**Requirements**
Repeat what the lines below say, word for word, and skip every image.

___ Information shown ___

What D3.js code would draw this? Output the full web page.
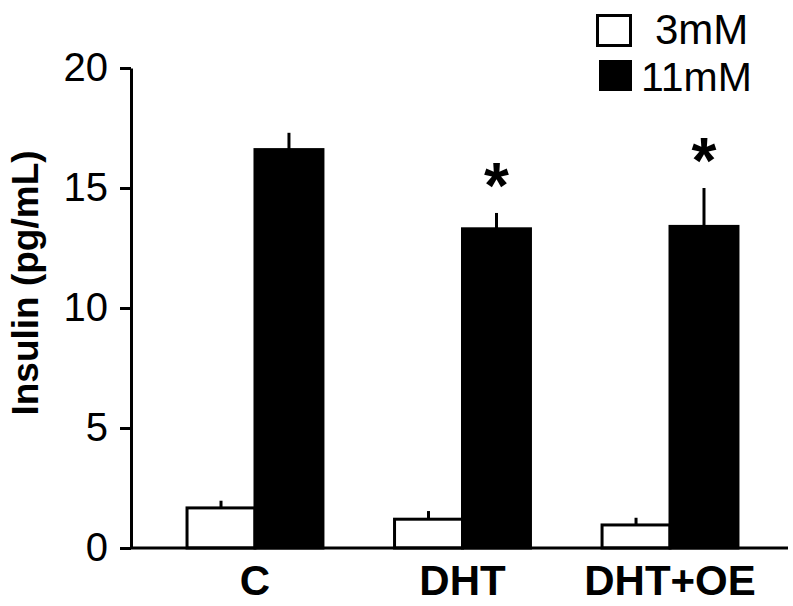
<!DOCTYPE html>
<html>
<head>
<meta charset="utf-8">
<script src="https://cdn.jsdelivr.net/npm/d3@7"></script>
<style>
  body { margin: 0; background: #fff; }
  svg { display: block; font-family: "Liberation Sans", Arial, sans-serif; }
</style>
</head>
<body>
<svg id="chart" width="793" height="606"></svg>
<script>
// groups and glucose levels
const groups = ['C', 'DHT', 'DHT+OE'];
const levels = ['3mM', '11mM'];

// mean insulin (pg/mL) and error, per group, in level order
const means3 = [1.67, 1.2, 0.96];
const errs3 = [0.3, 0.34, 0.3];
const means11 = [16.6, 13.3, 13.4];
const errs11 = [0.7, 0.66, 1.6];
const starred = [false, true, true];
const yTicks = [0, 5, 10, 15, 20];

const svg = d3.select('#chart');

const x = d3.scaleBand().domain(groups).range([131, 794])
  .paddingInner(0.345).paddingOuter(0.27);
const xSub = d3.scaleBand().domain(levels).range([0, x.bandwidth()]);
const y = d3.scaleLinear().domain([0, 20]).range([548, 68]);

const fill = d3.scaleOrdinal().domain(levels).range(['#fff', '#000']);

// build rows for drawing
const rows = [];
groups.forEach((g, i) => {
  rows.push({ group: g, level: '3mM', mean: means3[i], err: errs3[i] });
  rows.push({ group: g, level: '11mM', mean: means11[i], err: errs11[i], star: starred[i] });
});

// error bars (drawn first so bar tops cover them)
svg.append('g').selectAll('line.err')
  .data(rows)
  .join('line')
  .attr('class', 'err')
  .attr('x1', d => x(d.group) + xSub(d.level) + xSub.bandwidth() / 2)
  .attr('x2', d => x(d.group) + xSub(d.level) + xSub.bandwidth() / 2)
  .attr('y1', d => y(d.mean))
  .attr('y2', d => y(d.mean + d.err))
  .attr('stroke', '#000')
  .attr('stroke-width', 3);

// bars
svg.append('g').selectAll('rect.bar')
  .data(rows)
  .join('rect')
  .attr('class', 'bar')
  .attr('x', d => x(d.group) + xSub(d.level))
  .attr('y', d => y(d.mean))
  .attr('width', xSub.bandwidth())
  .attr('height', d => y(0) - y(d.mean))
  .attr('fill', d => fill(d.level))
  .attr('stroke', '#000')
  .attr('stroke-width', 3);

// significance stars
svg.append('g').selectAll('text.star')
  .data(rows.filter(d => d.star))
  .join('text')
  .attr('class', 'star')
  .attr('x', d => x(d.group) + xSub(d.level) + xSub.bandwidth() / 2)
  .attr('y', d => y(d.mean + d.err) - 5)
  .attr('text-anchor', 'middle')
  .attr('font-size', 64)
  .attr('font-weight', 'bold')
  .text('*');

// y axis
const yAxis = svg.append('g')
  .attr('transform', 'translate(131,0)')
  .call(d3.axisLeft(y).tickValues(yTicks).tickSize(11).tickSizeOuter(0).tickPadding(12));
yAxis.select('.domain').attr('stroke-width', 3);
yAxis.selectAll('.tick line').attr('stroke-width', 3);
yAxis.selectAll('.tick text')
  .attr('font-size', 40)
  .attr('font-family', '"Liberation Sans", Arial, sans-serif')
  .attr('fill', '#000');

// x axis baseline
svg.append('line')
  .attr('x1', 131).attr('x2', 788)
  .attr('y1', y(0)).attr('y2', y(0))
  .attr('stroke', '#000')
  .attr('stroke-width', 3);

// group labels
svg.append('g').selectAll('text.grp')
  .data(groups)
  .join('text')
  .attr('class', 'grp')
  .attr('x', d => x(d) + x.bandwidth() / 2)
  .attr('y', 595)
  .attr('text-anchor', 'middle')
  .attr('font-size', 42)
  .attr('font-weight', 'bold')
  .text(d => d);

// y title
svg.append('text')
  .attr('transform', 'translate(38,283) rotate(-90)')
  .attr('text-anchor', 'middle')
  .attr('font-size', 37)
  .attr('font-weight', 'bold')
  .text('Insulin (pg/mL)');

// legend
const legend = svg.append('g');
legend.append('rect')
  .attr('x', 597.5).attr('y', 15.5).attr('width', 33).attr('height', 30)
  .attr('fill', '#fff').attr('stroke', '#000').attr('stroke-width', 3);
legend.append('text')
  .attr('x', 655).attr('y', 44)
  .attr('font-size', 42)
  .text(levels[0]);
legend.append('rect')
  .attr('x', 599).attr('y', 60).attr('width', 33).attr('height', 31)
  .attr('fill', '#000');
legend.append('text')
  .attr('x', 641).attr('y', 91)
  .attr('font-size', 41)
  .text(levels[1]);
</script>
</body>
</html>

___

**Final result**
What D3.js code would draw this? Output the full web page.
<!DOCTYPE html>
<html>
<head>
<meta charset="utf-8">
<script src="https://cdn.jsdelivr.net/npm/d3@7"></script>
<style>
  body { margin: 0; background: #fff; }
  svg { display: block; font-family: "Liberation Sans", Arial, sans-serif; }
</style>
</head>
<body>
<svg id="chart" width="793" height="606"></svg>
<script>
// groups and glucose levels
const groups = ['C', 'DHT', 'DHT+OE'];
const levels = ['3mM', '11mM'];

// mean insulin (pg/mL) and error, per group, in level order
const means3 = [1.67, 1.2, 0.96];
const errs3 = [0.3, 0.34, 0.3];
const means11 = [16.6, 13.3, 13.4];
const errs11 = [0.7, 0.66, 1.6];
const starred = [false, true, true];
const yTicks = [0, 5, 10, 15, 20];

const svg = d3.select('#chart');

const x = d3.scaleBand().domain(groups).range([131, 794])
  .paddingInner(0.345).paddingOuter(0.27);
const xSub = d3.scaleBand().domain(levels).range([0, x.bandwidth()]);
const y = d3.scaleLinear().domain([0, 20]).range([548, 68]);

const fill = d3.scaleOrdinal().domain(levels).range(['#fff', '#000']);

// build rows for drawing
const rows = [];
groups.forEach((g, i) => {
  rows.push({ group: g, level: '3mM', mean: means3[i], err: errs3[i] });
  rows.push({ group: g, level: '11mM', mean: means11[i], err: errs11[i], star: starred[i] });
});

// error bars (drawn first so bar tops cover them)
svg.append('g').selectAll('line.err')
  .data(rows)
  .join('line')
  .attr('class', 'err')
  .attr('x1', d => x(d.group) + xSub(d.level) + xSub.bandwidth() / 2)
  .attr('x2', d => x(d.group) + xSub(d.level) + xSub.bandwidth() / 2)
  .attr('y1', d => y(d.mean))
  .attr('y2', d => y(d.mean + d.err))
  .attr('stroke', '#000')
  .attr('stroke-width', 3);

// bars
svg.append('g').selectAll('rect.bar')
  .data(rows)
  .join('rect')
  .attr('class', 'bar')
  .attr('x', d => x(d.group) + xSub(d.level))
  .attr('y', d => y(d.mean))
  .attr('width', xSub.bandwidth())
  .attr('height', d => y(0) - y(d.mean))
  .attr('fill', d => fill(d.level))
  .attr('stroke', '#000')
  .attr('stroke-width', 3);

// significance stars
svg.append('g').selectAll('text.star')
  .data(rows.filter(d => d.star))
  .join('text')
  .attr('class', 'star')
  .attr('x', d => x(d.group) + xSub(d.level) + xSub.bandwidth() / 2)
  .attr('y', d => y(d.mean + d.err) - 5)
  .attr('text-anchor', 'middle')
  .attr('font-size', 64)
  .attr('font-weight', 'bold')
  .text('*');

// y axis
const yAxis = svg.append('g')
  .attr('transform', 'translate(131,0)')
  .call(d3.axisLeft(y).tickValues(yTicks).tickSize(11).tickSizeOuter(0).tickPadding(12));
yAxis.select('.domain').attr('stroke-width', 3);
yAxis.selectAll('.tick line').attr('stroke-width', 3);
yAxis.selectAll('.tick text')
  .attr('font-size', 40)
  .attr('font-family', '"Liberation Sans", Arial, sans-serif')
  .attr('fill', '#000');

// x axis baseline
svg.append('line')
  .attr('x1', 131).attr('x2', 788)
  .attr('y1', y(0)).attr('y2', y(0))
  .attr('stroke', '#000')
  .attr('stroke-width', 3);

// group labels
svg.append('g').selectAll('text.grp')
  .data(groups)
  .join('text')
  .attr('class', 'grp')
  .attr('x', d => x(d) + x.bandwidth() / 2)
  .attr('y', 595)
  .attr('text-anchor', 'middle')
  .attr('font-size', 42)
  .attr('font-weight', 'bold')
  .text(d => d);

// y title
svg.append('text')
  .attr('transform', 'translate(38,283) rotate(-90)')
  .attr('text-anchor', 'middle')
  .attr('font-size', 37)
  .attr('font-weight', 'bold')
  .text('Insulin (pg/mL)');

// legend
const legend = svg.append('g');
legend.append('rect')
  .attr('x', 597.5).attr('y', 15.5).attr('width', 33).attr('height', 30)
  .attr('fill', '#fff').attr('stroke', '#000').attr('stroke-width', 3);
legend.append('text')
  .attr('x', 655).attr('y', 44)
  .attr('font-size', 42)
  .text(levels[0]);
legend.append('rect')
  .attr('x', 599).attr('y', 60).attr('width', 33).attr('height', 31)
  .attr('fill', '#000');
legend.append('text')
  .attr('x', 641).attr('y', 91)
  .attr('font-size', 41)
  .text(levels[1]);
</script>
</body>
</html>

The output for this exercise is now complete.